The real action starts in just two weeks. Pre-season testing is a critical time for teams and is something everyone looks forward to, from the designers and drivers, right down to the mechanics. It's the most exciting time of the year.
It's also the first chance to see how the new car has turned out, and after just a few laps the team knows what lies ahead. If the car is good the team spirit will be high, but if the car is bad it will mean a lot of development work at the factory and a long year.
I always thought a good car was one that was stable at the rear end. After a few laps, if the rear end was stable and predictable, my confidence in the car improved and I began to look forward to a good season. If the back of the car is nervous it typically means the car lacks downforce, and while some drivers are able to live with a slightly nervous car, a lot can't.
Mark Webber and Sebastian Bourdais - who I drove alongside at Peugeot - are two drivers who like a strong rear end, while Sebastian Vettel is able to handle a car that moves around a little bit more. Vettel is comfortable in a car in a wider range or scenarios than Mark, and at times that could mean something like half-a-second a lap. That's why this time of year is so important, and so exciting, because drivers have the chance to develop the car towards their own style.
In testing, teams will begin by looking at engine mapping and aerodynamics, repeating tests they did in the wind tunnel to validate their data. The test drivers might also get a turn in the car, but more so they can compare what they do in the team's simulator to real life.
From there it's important that the race drivers get in the car and push, but at the same time are consistent. Consistency is the key, because it gives the engineers good data, and that's why keeping the same driver line up is a benefit for teams.
It's also why I think Ferrari signing Pedro de la Rosa is a good move. He is very experienced and is a very good test driver. I think most of his time at Ferrari will be in the simulator rather than the actual car, but I wouldn't be surprised if he gets a few laps during pre-season. That will allow him to help the team get through its testing programme over race weekends, and be able to compare the simulator to the real thing more easily.
It is interesting that Force India and Caterham haven't confirmed their drivers yet. It seems a bit of a mess at Caterham, but I think it is because everyone is struggling for money. Marussia has shown that in recent days with Timo Glock, who is a very talented guy, losing his drive because of money.
I think Heikki Kovalainen is the best driver available on the market, followed by Glock, but neither have any money behind him like others seem to. Kovalainen is a brilliant qualifier, he used to out-qualify Jarno Trulli who was famous for being a qualifying specialist, and is very consistent.
A team's decision on drivers should be made on results, and Kovalainen and Glock have good records. If I was in charge I wouldn't hesitate in keeping either of them on for another season.
At Force India things are a little different. Paul di Resta is now quite experienced and can lead the team, so it can take a risk on a new driver.Adrian Sutil seems to be the favourite but that feels like a backwards step. I'd like to see Jules Bianchi given a chance. Ferrari is looking at helping him find a seat in Formula One, and I think it would be a shame if that doesn't happen because he's a young guy with a lot of potential.

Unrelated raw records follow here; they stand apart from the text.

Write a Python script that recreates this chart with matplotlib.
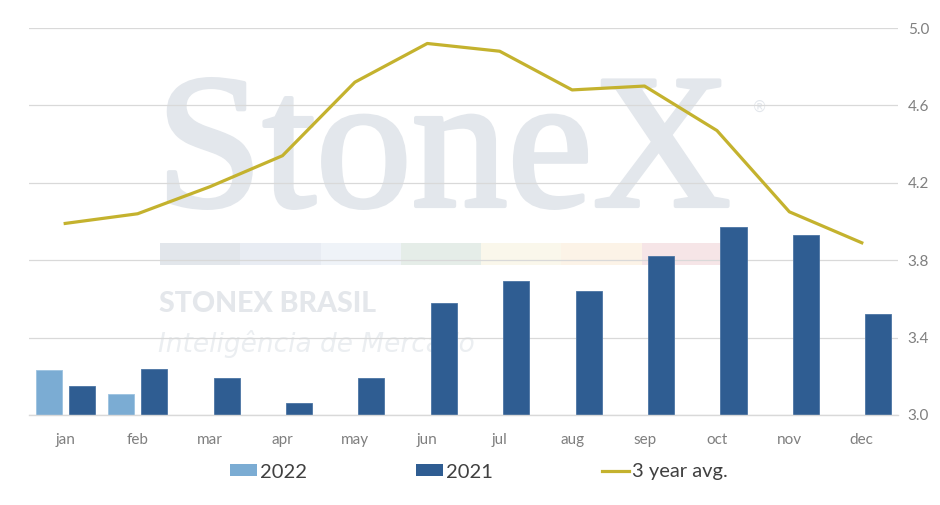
import matplotlib
matplotlib.use("Agg")
import matplotlib.pyplot as plt
from matplotlib.patches import Rectangle, Patch
from matplotlib.lines import Line2D
import matplotlib.patheffects as pe
import numpy as np

months = ["jan", "feb", "mar", "apr", "may", "jun", "jul", "aug", "sep", "oct", "nov", "dec"]
vals_2022 = [3.23, 3.11]
vals_2021 = [3.15, 3.24, 3.19, 3.06, 3.19, 3.58, 3.69, 3.64, 3.82, 3.97, 3.93, 3.52]
avg_3yr = [3.99, 4.04, 4.18, 4.34, 4.72, 4.92, 4.88, 4.68, 4.70, 4.47, 4.05, 3.89]
yticks = [3.0, 3.4, 3.8, 4.2, 4.6, 5.0]

c2022 = "#7BACD3"
c2021 = "#2F5D92"
cavg = "#C4B22E"
grid_c = "#D9D9D9"
tick_c = "#7F7F7F"

plt.rcParams['font.family'] = ['Lato', 'DejaVu Sans']

fig = plt.figure(figsize=(9.4, 5.05), dpi=100)
fig.patch.set_facecolor("white")
ax = fig.add_axes([29/940, 1 - 415/505, (898 - 29)/940, (415 - 28)/505])
ax.set_facecolor("none")

# watermark (behind axes)
wm = "#E3E7EC"
fig.text(156/940, 1 - 206/505, "StoneX", family="Liberation Serif", fontsize=138,
         color=wm, zorder=-2, ha="left", va="baseline",
         path_effects=[pe.withStroke(linewidth=3, foreground=wm)])
fig.text(752/940, 1 - 112/505, "®", family="DejaVu Sans", fontsize=11,
         color=wm, zorder=-2, ha="left", va="baseline")
strip_cols = ["#E2E6EB", "#E8ECF3", "#EFF3F8", "#E5EDE8", "#FAF7EB", "#FCF3E7", "#F6E5E7"]
x0, w = 160, (722 - 160) / 7
for i, c in enumerate(strip_cols):
    fig.patches.append(Rectangle(((x0 + i * w) / 940, 1 - 265/505), w / 940, 22/505,
                                 transform=fig.transFigure, facecolor=c, edgecolor="none", zorder=-2))
fig.text(159/940, 1 - 312/505, "STONEX BRASIL", fontsize=20.5, fontweight="black",
         color="#E4E7EB", zorder=-2, ha="left", va="baseline")
fig.text(158/940, 1 - 352/505, "Inteligência de Mercado", family="DejaVu Sans", fontsize=19,
         style="italic", fontweight="light", color="#EBEEF1", zorder=-2, ha="left", va="baseline")

x = np.arange(len(months))
bw = 0.36
off = 0.228
ax.bar(x[:len(vals_2022)] - off, vals_2022, bw, color=c2022, edgecolor="#9CC2E0", linewidth=0.6, zorder=3)
ax.bar(x + off, vals_2021, bw, color=c2021, edgecolor="#4B74A3", linewidth=0.6, zorder=3)
ax.plot(x, avg_3yr, color=cavg, linewidth=2.3, zorder=4, solid_joinstyle="round")

ax.set_xlim(-0.5, len(months) - 0.5)
ax.set_ylim(3.0, 5.0)
ax.set_yticks(yticks)
ax.set_yticklabels([f"{v:.1f}" for v in yticks])
ax.yaxis.tick_right()
ax.set_xticks(x)
ax.set_xticklabels(months)
ax.tick_params(axis="y", length=0, pad=7, labelsize=11, labelcolor=tick_c)
ax.tick_params(axis="x", length=0, pad=13, labelsize=11, labelcolor=tick_c)
ax.grid(axis="y", color=grid_c, linewidth=0.9, zorder=0)
ax.set_axisbelow(True)
for s in ["top", "left", "right"]:
    ax.spines[s].set_visible(False)
ax.spines["bottom"].set_color(grid_c)
ax.spines["bottom"].set_linewidth(1.0)
ax.spines["bottom"].set_zorder(5)

handles = [Patch(facecolor=c2022, edgecolor="none"),
           Patch(facecolor=c2021, edgecolor="none"),
           Line2D([0], [0], color=cavg, linewidth=2.3)]
leg = fig.legend(handles, ["2022", "2021", "3 year avg."], loc="center",
                 bbox_to_anchor=(479/940, 1 - 472/505), ncol=3, frameon=False,
                 fontsize=14.5, handlelength=1.35, handleheight=0.55, handletextpad=0.15,
                 columnspacing=5.4, labelcolor="#404040")

fig.savefig("out.png", dpi=100, facecolor="white")
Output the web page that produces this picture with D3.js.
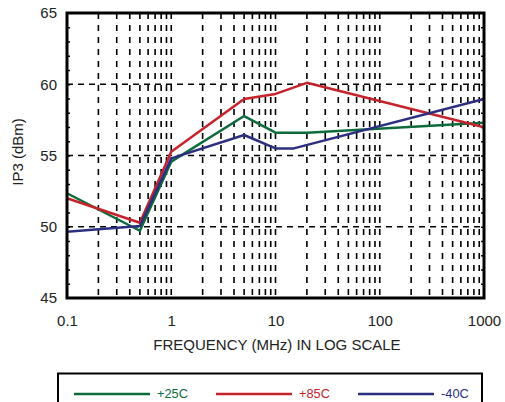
<!DOCTYPE html>
<html>
<head>
<meta charset="utf-8">
<script src="https://cdn.jsdelivr.net/npm/d3@7"></script>
<style>
body { margin: 0; background: #fff; }
text { font-family: "Liberation Sans", Arial, sans-serif; }
</style>
</head>
<body>
<script>
// values
var freq25 = [0.1, 0.5, 1, 5, 10, 20, 1000];
var ip3_25 = [52.35, 49.72, 54.57, 57.77, 56.6, 56.6, 57.3];

var freq85 = [0.1, 0.5, 1, 5, 10, 20, 1000];
var ip3_85 = [52.0, 50.28, 55.27, 58.96, 59.32, 60.1, 56.98];

var freq40 = [0.1, 0.5, 1, 5, 10, 15, 1000];
var ip3_40 = [49.65, 50.05, 54.8, 56.44, 55.5, 55.5, 58.96];

var xTicks = [0.1, 1, 10, 100, 1000];
var yTicks = [45, 50, 55, 60, 65];

var series = [
	{ name: "+25C", color: "#0d6b3b", x: freq25, y: ip3_25 },
	{ name: "+85C", color: "#c5232c", x: freq85, y: ip3_85 },
	{ name: "-40C", color: "#2c2f7f", x: freq40, y: ip3_40 }
];

var margin = { top: 13, right: 21, bottom: 104, left: 67 };
var W = 505, H = 402;
var width = W - margin.left - margin.right,
	height = H - margin.top - margin.bottom;

var svg = d3.select("body").append("svg")
	.attr("width", W)
	.attr("height", H);

var g = svg.append("g")
	.attr("transform", "translate(" + margin.left + "," + margin.top + ")");

var x = d3.scaleLog().domain([0.1, 1000]).range([0, width]);
var y = d3.scaleLinear().domain([45, 65]).range([height, 0]);

// vertical grid: 2..9 of each decade plus inner decades
var vgrid = x.ticks().filter(function(d) { return d > 0.1 && d < 1000; });
g.selectAll(".vgrid")
	.data(vgrid)
	.enter().append("line")
	.attr("class", "vgrid")
	.attr("x1", function(d) { return x(d); })
	.attr("x2", function(d) { return x(d); })
	.attr("y1", 0)
	.attr("y2", height)
	.attr("stroke", "#000")
	.attr("stroke-width", 1.6)
	.style("stroke-dasharray", "6,6");

// horizontal grid
g.selectAll(".hgrid")
	.data(yTicks.filter(function(d) { return d > 45 && d < 65; }))
	.enter().append("line")
	.attr("class", "hgrid")
	.attr("x1", 0)
	.attr("x2", width)
	.attr("y1", function(d) { return y(d); })
	.attr("y2", function(d) { return y(d); })
	.attr("stroke", "#000")
	.attr("stroke-width", 1.6)
	.style("stroke-dasharray", "6,5");

// minor y ticks inside left and right border
var minorY = d3.range(46, 65);
g.append("g")
	.call(d3.axisRight(y).tickValues(minorY).tickSize(3).tickFormat(""))
	.call(function(a) { a.select(".domain").remove(); a.selectAll("line").attr("stroke-width", 1.5); });
g.append("g")
	.attr("transform", "translate(" + width + ",0)")
	.call(d3.axisLeft(y).tickValues(minorY).tickSize(3).tickFormat(""))
	.call(function(a) { a.select(".domain").remove(); a.selectAll("line").attr("stroke-width", 1.5); });

// data lines
var line = d3.line()
	.x(function(d) { return x(d[0]); })
	.y(function(d) { return y(d[1]); });

series.forEach(function(s) {
	g.append("path")
		.datum(d3.zip(s.x, s.y))
		.attr("fill", "none")
		.attr("stroke", s.color)
		.attr("stroke-width", 2.5)
		.attr("stroke-linejoin", "round")
		.attr("d", line);
});

// frame
g.append("rect")
	.attr("width", width)
	.attr("height", height)
	.attr("fill", "none")
	.attr("stroke", "#000")
	.attr("stroke-width", 3);

// tick labels
var xAxis = d3.axisBottom(x)
	.tickValues(xTicks)
	.tickSize(0)
	.tickPadding(17)
	.tickFormat(function(d) { return d3.format("~g")(d); });
g.append("g")
	.attr("transform", "translate(0," + height + ")")
	.call(xAxis)
	.call(function(a) {
		a.select(".domain").remove();
		a.selectAll("text").attr("fill", "#222").style("font-size", "15px").style("font-family", "'Liberation Sans', Arial, sans-serif");
	});

var yAxis = d3.axisLeft(y)
	.tickValues(yTicks)
	.tickSize(0)
	.tickPadding(10);
g.append("g")
	.call(yAxis)
	.call(function(a) {
		a.select(".domain").remove();
		a.selectAll("text").attr("fill", "#222").style("font-size", "15px").style("font-family", "'Liberation Sans', Arial, sans-serif");
	});

// axis titles
svg.append("text")
	.attr("x", 277)
	.attr("y", 350)
	.attr("text-anchor", "middle")
	.attr("fill", "#222")
	.style("font-size", "15px")
	.text("FREQUENCY (MHz) IN LOG SCALE");

svg.append("text")
	.attr("transform", "translate(23,152) rotate(-90)")
	.attr("text-anchor", "middle")
	.attr("fill", "#222")
	.style("font-size", "15px")
	.text("IP3 (dBm)");

// legend
var legend = svg.append("g");
legend.append("rect")
	.attr("x", 58)
	.attr("y", 373.5)
	.attr("width", 424)
	.attr("height", 40)
	.attr("fill", "none")
	.attr("stroke", "#000")
	.attr("stroke-width", 2);

var legendX = d3.scalePoint()
	.domain(series.map(function(s) { return s.name; }))
	.range([74, 358]);

var item = legend.selectAll(".item")
	.data(series)
	.enter().append("g")
	.attr("class", "item")
	.attr("transform", function(d) { return "translate(" + legendX(d.name) + ",394)"; });

item.append("line")
	.attr("x1", 0)
	.attr("x2", 76)
	.attr("stroke", function(d) { return d.color; })
	.attr("stroke-width", 2.5);

item.append("text")
	.attr("x", 83)
	.attr("dy", "0.35em")
	.attr("fill", function(d) { return d.color; })
	.style("font-size", "12.8px")
	.text(function(d) { return d.name; });
</script>
</body>
</html>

But that is really the problem a lot of young drivers face. It is so difficult to get to Formula One even with money because there are so few opportunities. A lot of great drivers never made it to Formula One because they ran out of money or they got there at the wrong time.
Formula One is too expensive, and lots of talented drivers are missing out because others can bring a lot of money to teams. These days without backing, or being part of a driver development programme like Ferrari and Red Bull have it's practically impossible. Even in one of those programmes there are no guarantees. In a lot of cases teams will take a slightly slower driver if he has the money.
Luckily for us we are guaranteed another exciting season of racing. With pre-season testing almost here all the teams will be launching their cars before everyone learns if they're going to have a good or bad 2013!